Clients delay decisions when they cannot clearly picture layout, style, or real-world scale. iScape helps you remove that uncertainty by letting you present concepts in a format clients understand quickly, then validate size and placement before final approval.

Where iScape fits

  • Fast layout in 2D (client-friendly): Build the concept on a photo of the actual yard, so clients understand placement without struggling to read technical drawings.
  • AR for scale checks: Use AR to confirm “Is this too big/too close?” for patios, pergolas, walls, trees, and feature zones before the client signs off.
  • Option A vs Option B quickly: Create two compliant variations fast so clients choose instead of dragging revisions.
  • Shareable visuals: Send clear visuals to clients or HOAs so approvals move without extra meetings.

Quick decision guide

If you want a simple rule that holds up in real projects, use this:

  • 2D is fastest for technical clarity once the concept is approved.
  • 3D is fastest for helping clients feel the design direction and style.
  • AR is fastest for solving scale and placement doubts that cause last-minute changes.
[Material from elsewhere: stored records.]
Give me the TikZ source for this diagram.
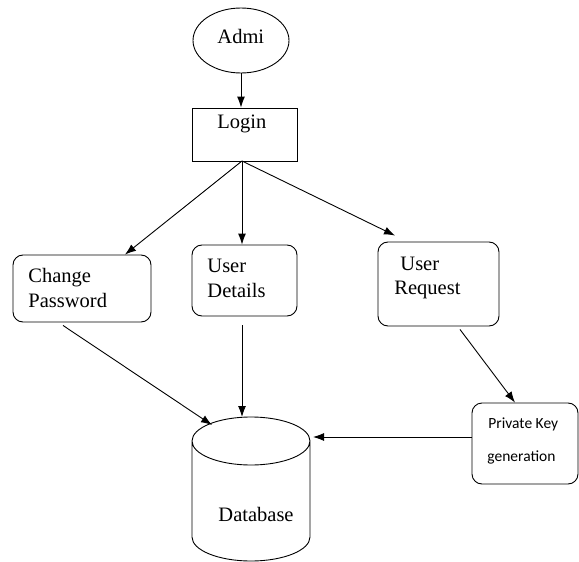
\documentclass[tikz,border=0pt]{standalone}
\usepackage{fontspec}
\setmainfont{Liberation Serif}
\newfontfamily\calfont{Carlito}
\usetikzlibrary{arrows.meta,calc,shapes.geometric}
\begin{document}
\begin{tikzpicture}[x=1pt,y=-1pt,
  line width=0.9pt,
  arr/.style={-{Latex[length=11pt,width=8pt]}},
  rbox/.style={draw,rounded corners=10pt,inner sep=0pt},
  sqbox/.style={draw,inner sep=0pt},
  lbl/.style={anchor=base west,inner sep=0pt,font=\fontsize{20.5}{25}\selectfont},
  slbl/.style={anchor=base west,inner sep=0pt,font=\calfont\fontsize{15.5}{18}\selectfont}]
\useasboundingbox (0,0) rectangle (579,562);
% shapes
\node[draw,ellipse,minimum width=96,minimum height=65,inner sep=0pt] (admi) at (241,40.5) {};
\node[sqbox,minimum width=105,minimum height=53] (login) at (244.5,134.5) {};
\node[rbox,minimum width=138,minimum height=67] (cp) at (82,288.5) {};
\node[rbox,minimum width=105,minimum height=71] (ud) at (244.5,280.5) {};
\node[rbox,minimum width=121,minimum height=84] (ur) at (438.5,284) {};
\node[rbox,minimum width=106,minimum height=81] (pk) at (525,443.5) {};
% database cylinder
\draw (192,441) arc[start angle=180,end angle=0,x radius=59,y radius=24]
      arc[start angle=0,end angle=-180,x radius=59,y radius=24] -- (192,537)
      arc[start angle=180,end angle=0,x radius=59,y radius=24] -- (310,441);
\coordinate (db1) at (212,425);
\coordinate (db2) at (242,417);
\coordinate (db3) at (313,437);
\coordinate (lo) at (242,161);
% texts
\node[lbl] (t1) at (217,43) {Admi};
\node[lbl] (t2) at (217,128) {Login};
\node[lbl] (t3) at (28,282) {Change};
\node[lbl] (t4) at (28,307) {Password};
\node[lbl] (t5) at (207,272) {User};
\node[lbl] (t6) at (207,297) {Details};
\node[lbl] (t7) at (400,270) {User};
\node[lbl] (t8) at (394,294) {Request};
\node[slbl] (t9) at (488,428) {Private Key};
\node[slbl] (t10) at (487,461) {generation};
\node[lbl] (t11) at (218,521) {Database};
% connectors
\draw[arr] (admi.south) -- (admi.south |- login.north);
\draw[arr] (lo) -- ([xshift=43pt]cp.north);
\draw[arr] (lo) -- (lo |- ud.north);
\draw[arr] (lo) -- ([xshift=-43.5pt,yshift=6pt]ur.north);
\draw[arr] ([xshift=-19pt,yshift=-3pt]cp.south) -- (db1);
\draw[arr] (db2 |- 0,325) -- (db2);
\draw[arr] ([xshift=21.5pt,yshift=-3pt]ur.south) -- ([xshift=-10pt]pk.north);
\draw[arr] (db3 -| pk.west) -- (db3);
\end{tikzpicture}
\end{document}
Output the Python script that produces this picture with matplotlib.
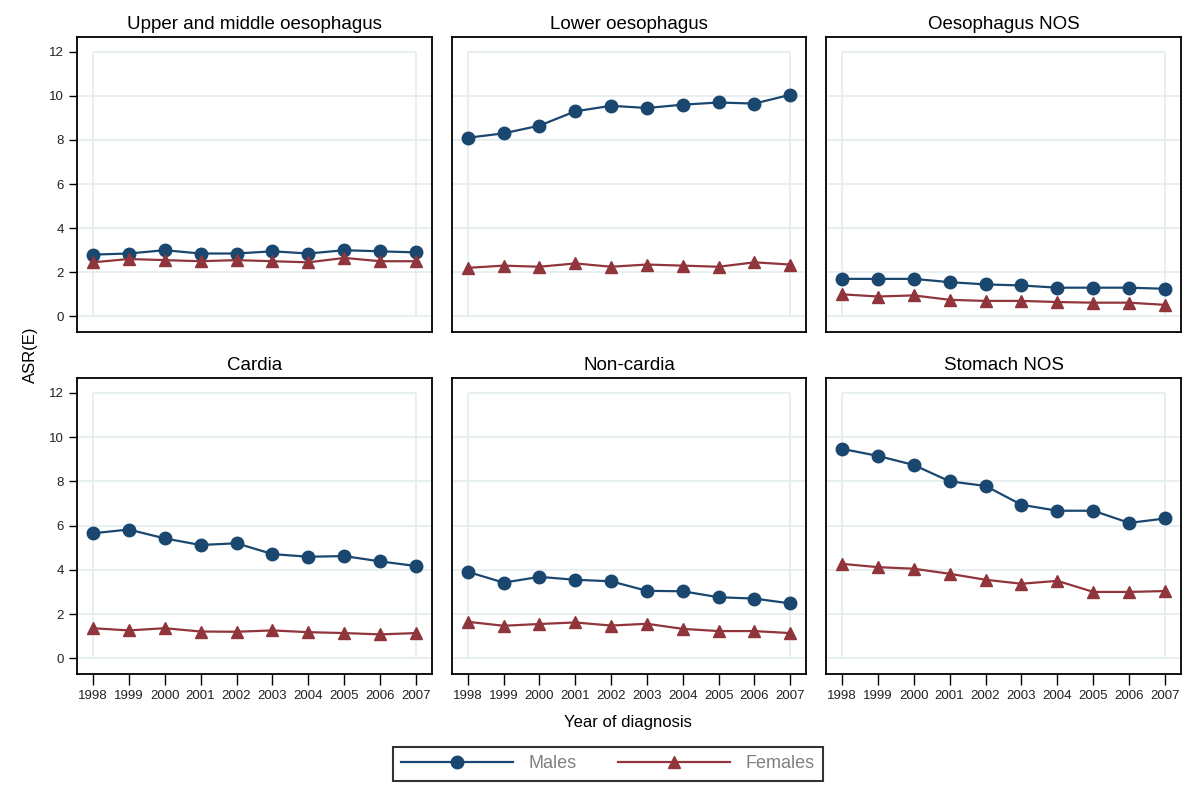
import matplotlib
matplotlib.use("Agg")
import matplotlib.pyplot as plt
from matplotlib.lines import Line2D

plt.rcParams['font.family'] = ['Liberation Sans', 'DejaVu Sans']

years = [1998, 1999, 2000, 2001, 2002, 2003, 2004, 2005, 2006, 2007]
panel_titles = ["Upper and middle oesophagus", "Lower oesophagus", "Oesophagus NOS",
                "Cardia", "Non-cardia", "Stomach NOS"]
y_ticks = [0, 2, 4, 6, 8, 10, 12]

males_upper_middle = [2.80, 2.85, 3.00, 2.85, 2.85, 2.95, 2.85, 3.00, 2.95, 2.90]
females_upper_middle = [2.45, 2.60, 2.55, 2.50, 2.55, 2.50, 2.45, 2.65, 2.50, 2.50]
males_lower = [8.10, 8.30, 8.65, 9.30, 9.55, 9.45, 9.60, 9.70, 9.65, 10.05]
females_lower = [2.20, 2.30, 2.25, 2.40, 2.25, 2.35, 2.30, 2.25, 2.45, 2.35]
males_oes_nos = [1.70, 1.70, 1.70, 1.55, 1.45, 1.40, 1.30, 1.30, 1.30, 1.25]
females_oes_nos = [1.00, 0.90, 0.95, 0.75, 0.70, 0.70, 0.65, 0.62, 0.62, 0.52]
males_cardia = [5.65, 5.82, 5.42, 5.12, 5.20, 4.71, 4.59, 4.62, 4.38, 4.17]
females_cardia = [1.36, 1.26, 1.36, 1.21, 1.20, 1.26, 1.18, 1.14, 1.08, 1.14]
males_noncardia = [3.91, 3.42, 3.68, 3.55, 3.48, 3.05, 3.03, 2.76, 2.70, 2.48]
females_noncardia = [1.65, 1.47, 1.55, 1.62, 1.48, 1.56, 1.33, 1.23, 1.23, 1.14]
males_stomach_nos = [9.47, 9.15, 8.74, 8.00, 7.79, 6.94, 6.67, 6.67, 6.12, 6.32]
females_stomach_nos = [4.27, 4.12, 4.05, 3.82, 3.55, 3.37, 3.50, 3.00, 3.00, 3.04]

males = [males_upper_middle, males_lower, males_oes_nos,
         males_cardia, males_noncardia, males_stomach_nos]
females = [females_upper_middle, females_lower, females_oes_nos,
           females_cardia, females_noncardia, females_stomach_nos]

c_m = '#1a476f'
c_f = '#90353b'
c_grid = '#e6eef0'

fig = plt.figure(figsize=(12, 7.92), dpi=100)
W, H = 1200, 792
cols = [(77, 432), (452, 806), (826, 1181)]
rows = [(37, 332), (378, 674)]

for i in range(6):
    r, c = divmod(i, 3)
    x0, x1 = cols[c]
    y0, y1 = rows[r]
    ax = fig.add_axes([x0 / W, 1 - y1 / H, (x1 - x0) / W, (y1 - y0) / H])
    ax.set_xlim(1997.56, 2007.44)
    ax.set_ylim(-0.71, 12.67)
    # grid
    for t in y_ticks[:-1]:
        ax.axhline(t, color=c_grid, lw=1.3, zorder=0)
    ax.hlines(y_ticks[-1], years[0], years[-1], color=c_grid, lw=1.3, zorder=0)
    ax.vlines([years[0], years[-1]], y_ticks[0], y_ticks[-1], color=c_grid, lw=1.3, zorder=0)

    ax.plot(years, males[i], color=c_m, lw=1.6, marker='o', ms=9, zorder=3)
    ax.plot(years, females[i], color=c_f, lw=1.6, marker='^', ms=8, zorder=3)
    ax.set_title(panel_titles[i], fontsize=13.5, pad=6)

    for s in ax.spines.values():
        s.set_linewidth(1.3)
        s.set_color('black')

    ax.set_yticks(y_ticks)
    ax.set_xticks(years)
    if c == 0:
        ax.tick_params(axis='y', direction='out', length=6, width=1.0, labelsize=9.5,
                       labelcolor='#222222')
    else:
        ax.tick_params(axis='y', left=False, labelleft=False)
    if r == 1:
        ax.tick_params(axis='x', direction='out', length=8, width=1.0, labelsize=9.5,
                       labelcolor='#222222')
    else:
        ax.tick_params(axis='x', bottom=False, labelbottom=False)

fig.text(30 / W, 1 - 355 / H, 'ASR(E)', rotation=90, ha='center', va='center', fontsize=12)
fig.text(628 / W, 1 - 722 / H, 'Year of diagnosis', ha='center', va='center', fontsize=12)

handles = [Line2D([], [], color=c_m, lw=1.6, marker='o', ms=9),
           Line2D([], [], color=c_f, lw=1.6, marker='^', ms=8)]
leg = fig.legend(handles, ['Males', 'Females'], loc='center', bbox_to_anchor=(608 / W, 1 - 764 / H),
                 ncol=2, frameon=True, fancybox=False, edgecolor='black', fontsize=13,
                 handlelength=6.2, columnspacing=2.3, handletextpad=0.85, borderpad=0.45,
                 labelcolor='#808080')
leg.get_frame().set_linewidth(1.5)

fig.savefig('out.png', dpi=100, facecolor='white')
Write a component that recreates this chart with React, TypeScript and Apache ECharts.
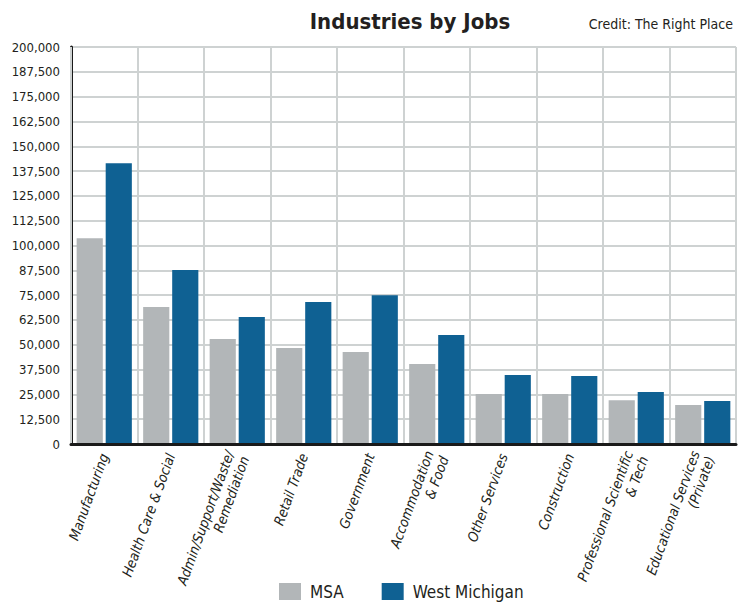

When you combine them in a tight workflow, client approvals usually become smoother, because every stage gives the client the exact type of clarity they need. 

Download iScape on the App Store or Google Play Store today and start designing today!

FAQs

Is AR better than 3D for client presentations?

AR is usually better for scale and placement decisions because it overlays design intent in the real world, which can reduce misinterpretation and rework. 3D is often better for style and overall feel when the client is choosing a direction.

Do 2D plans still matter if I use AR or 3D?

Yes, because 2D plans are still the clearest format for measurements, takeoffs, and installation coordination. AR and 3D help clients decide faster, but 2D keeps the build precise.

What format reduces revisions the most?

AR and 3D reduce revisions caused by misunderstanding, because they improve spatial understanding and confidence. Research comparing immersive visualization against 2D drawings has found better perception accuracy and memory with immersive tools.